- Supplied data
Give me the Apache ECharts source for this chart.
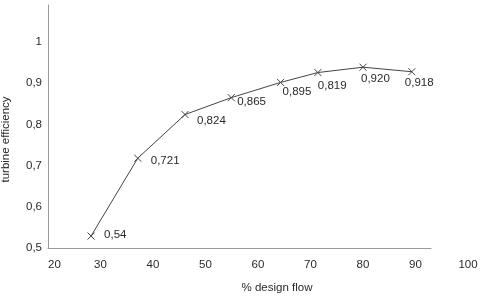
<!DOCTYPE html>
<html><head><meta charset="utf-8">
<script src="https://cdn.jsdelivr.net/npm/echarts@6/dist/echarts.min.js"></script>
<style>html,body{margin:0;padding:0;background:#fff}#c{width:482px;height:296px}</style>
</head><body><div id="c"></div>
<script>
// Data
const flow = [28.2, 37.1, 46.1, 54.9, 64.3, 71.4, 80.0, 89.3];
const efficiency = [0.529, 0.718, 0.824, 0.865, 0.902, 0.926, 0.939, 0.928];
const pointLabels = ['0,54', '0,721', '0,824', '0,865', '0,895', '0,819', '0,920', '0,918'];
const xTickLabels = [20, 30, 40, 50, 60, 70, 80, 90, 100];
const yTickLabels = [0.5, 0.6, 0.7, 0.8, 0.9, 1];
const xName = '% design flow';
const yName = 'turbine efficiency';

const FONT = "'Liberation Sans', Arial, sans-serif";
const TXT = '#2a2a2a';
const AXIS = '#9a9a9a';
// label placement style (per point, relative to its marker)
const labelShift = [[9,-1],[9,3],[8,6],[2,4],[-2,9],[-4,13],[-6,12],[-11,11]];

const chart = echarts.init(document.getElementById('c'), null, {renderer: 'canvas'});
chart.setOption({
  animation: false,
  backgroundColor: '#fff',
  grid: [
    {left: 48, right: 14, top: 5, bottom: 48, outerBoundsMode: 'none', containLabel: false},
    {left: 48, right: 51, top: 5, bottom: 48, outerBoundsMode: 'none', containLabel: false}
  ],
  xAxis: [
    {
      type: 'value', gridIndex: 0,
      min: xTickLabels[0], max: xTickLabels[xTickLabels.length - 1], interval: 10,
      axisLine: {show: false}, axisTick: {show: false}, splitLine: {show: false},
      axisLabel: {
        color: TXT, fontSize: 11.5, fontFamily: FONT, margin: 11,
        alignMinLabel: 'left',
        formatter: v => xTickLabels.includes(v) ? String(v) : ''
      },
      name: xName, nameLocation: 'middle', nameGap: 34,
      nameTextStyle: {color: TXT, fontSize: 11.5, fontFamily: FONT, padding: [0, 0, 0, 38]}
    },
    {
      type: 'value', gridIndex: 1, min: 0, max: 1,
      axisLine: {show: true, lineStyle: {color: AXIS, width: 1}},
      axisTick: {show: false}, axisLabel: {show: false}, splitLine: {show: false}
    }
  ],
  yAxis: [
    {
      type: 'value', gridIndex: 0,
      min: yTickLabels[0], max: 1.09, interval: 0.1,
      axisLine: {show: true, lineStyle: {color: AXIS, width: 1}},
      axisTick: {show: false}, splitLine: {show: false},
      axisLabel: {
        color: TXT, fontSize: 11.5, fontFamily: FONT, margin: 6,
        showMaxLabel: false,
        formatter: v => {
          const r = +v.toFixed(1);
          return yTickLabels.includes(r) ? String(r).replace('.', ',') : '';
        }
      },
      name: yName, nameLocation: 'middle', nameGap: 36, nameRotate: 90,
      nameTextStyle: {color: TXT, fontSize: 11.5, fontFamily: FONT, padding: [0, 26, 0, 0]}
    },
    {type: 'value', gridIndex: 1, show: false, min: 0, max: 1}
  ],
  series: [{
    type: 'line',
    xAxisIndex: 0, yAxisIndex: 0,
    data: flow.map((x, i) => ({
      value: [x, efficiency[i]],
      label: {offset: labelShift[i]}
    })),
    symbol: 'path://M0,0L10,10M10,0L0,10',
    symbolSize: 7,
    showAllSymbol: true,
    lineStyle: {color: '#444', width: 1},
    itemStyle: {color: 'rgba(0,0,0,0)', borderColor: '#444', borderWidth: 1},
    label: {
      show: true, position: 'right', distance: 0,
      color: TXT, fontSize: 11.5, fontFamily: FONT,
      formatter: p => pointLabels[p.dataIndex]
    },
    emphasis: {disabled: true}
  }]
});
</script>
</body></html>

- Problem statement
Leaving out the pictures, repeat the data above exactly.

- Response to the task
Give me the Apache ECharts source for this chart.
<!DOCTYPE html>
<html><head><meta charset="utf-8">
<script src="https://cdn.jsdelivr.net/npm/echarts@6/dist/echarts.min.js"></script>
<style>html,body{margin:0;padding:0;background:#fff}#c{width:482px;height:296px}</style>
</head><body><div id="c"></div>
<script>
// Data
const flow = [28.2, 37.1, 46.1, 54.9, 64.3, 71.4, 80.0, 89.3];
const efficiency = [0.529, 0.718, 0.824, 0.865, 0.902, 0.926, 0.939, 0.928];
const pointLabels = ['0,54', '0,721', '0,824', '0,865', '0,895', '0,819', '0,920', '0,918'];
const xTickLabels = [20, 30, 40, 50, 60, 70, 80, 90, 100];
const yTickLabels = [0.5, 0.6, 0.7, 0.8, 0.9, 1];
const xName = '% design flow';
const yName = 'turbine efficiency';

const FONT = "'Liberation Sans', Arial, sans-serif";
const TXT = '#2a2a2a';
const AXIS = '#9a9a9a';
// label placement style (per point, relative to its marker)
const labelShift = [[9,-1],[9,3],[8,6],[2,4],[-2,9],[-4,13],[-6,12],[-11,11]];

const chart = echarts.init(document.getElementById('c'), null, {renderer: 'canvas'});
chart.setOption({
  animation: false,
  backgroundColor: '#fff',
  grid: [
    {left: 48, right: 14, top: 5, bottom: 48, outerBoundsMode: 'none', containLabel: false},
    {left: 48, right: 51, top: 5, bottom: 48, outerBoundsMode: 'none', containLabel: false}
  ],
  xAxis: [
    {
      type: 'value', gridIndex: 0,
      min: xTickLabels[0], max: xTickLabels[xTickLabels.length - 1], interval: 10,
      axisLine: {show: false}, axisTick: {show: false}, splitLine: {show: false},
      axisLabel: {
        color: TXT, fontSize: 11.5, fontFamily: FONT, margin: 11,
        alignMinLabel: 'left',
        formatter: v => xTickLabels.includes(v) ? String(v) : ''
      },
      name: xName, nameLocation: 'middle', nameGap: 34,
      nameTextStyle: {color: TXT, fontSize: 11.5, fontFamily: FONT, padding: [0, 0, 0, 38]}
    },
    {
      type: 'value', gridIndex: 1, min: 0, max: 1,
      axisLine: {show: true, lineStyle: {color: AXIS, width: 1}},
      axisTick: {show: false}, axisLabel: {show: false}, splitLine: {show: false}
    }
  ],
  yAxis: [
    {
      type: 'value', gridIndex: 0,
      min: yTickLabels[0], max: 1.09, interval: 0.1,
      axisLine: {show: true, lineStyle: {color: AXIS, width: 1}},
      axisTick: {show: false}, splitLine: {show: false},
      axisLabel: {
        color: TXT, fontSize: 11.5, fontFamily: FONT, margin: 6,
        showMaxLabel: false,
        formatter: v => {
          const r = +v.toFixed(1);
          return yTickLabels.includes(r) ? String(r).replace('.', ',') : '';
        }
      },
      name: yName, nameLocation: 'middle', nameGap: 36, nameRotate: 90,
      nameTextStyle: {color: TXT, fontSize: 11.5, fontFamily: FONT, padding: [0, 26, 0, 0]}
    },
    {type: 'value', gridIndex: 1, show: false, min: 0, max: 1}
  ],
  series: [{
    type: 'line',
    xAxisIndex: 0, yAxisIndex: 0,
    data: flow.map((x, i) => ({
      value: [x, efficiency[i]],
      label: {offset: labelShift[i]}
    })),
    symbol: 'path://M0,0L10,10M10,0L0,10',
    symbolSize: 7,
    showAllSymbol: true,
    lineStyle: {color: '#444', width: 1},
    itemStyle: {color: 'rgba(0,0,0,0)', borderColor: '#444', borderWidth: 1},
    label: {
      show: true, position: 'right', distance: 0,
      color: TXT, fontSize: 11.5, fontFamily: FONT,
      formatter: p => pointLabels[p.dataIndex]
    },
    emphasis: {disabled: true}
  }]
});
</script>
</body></html>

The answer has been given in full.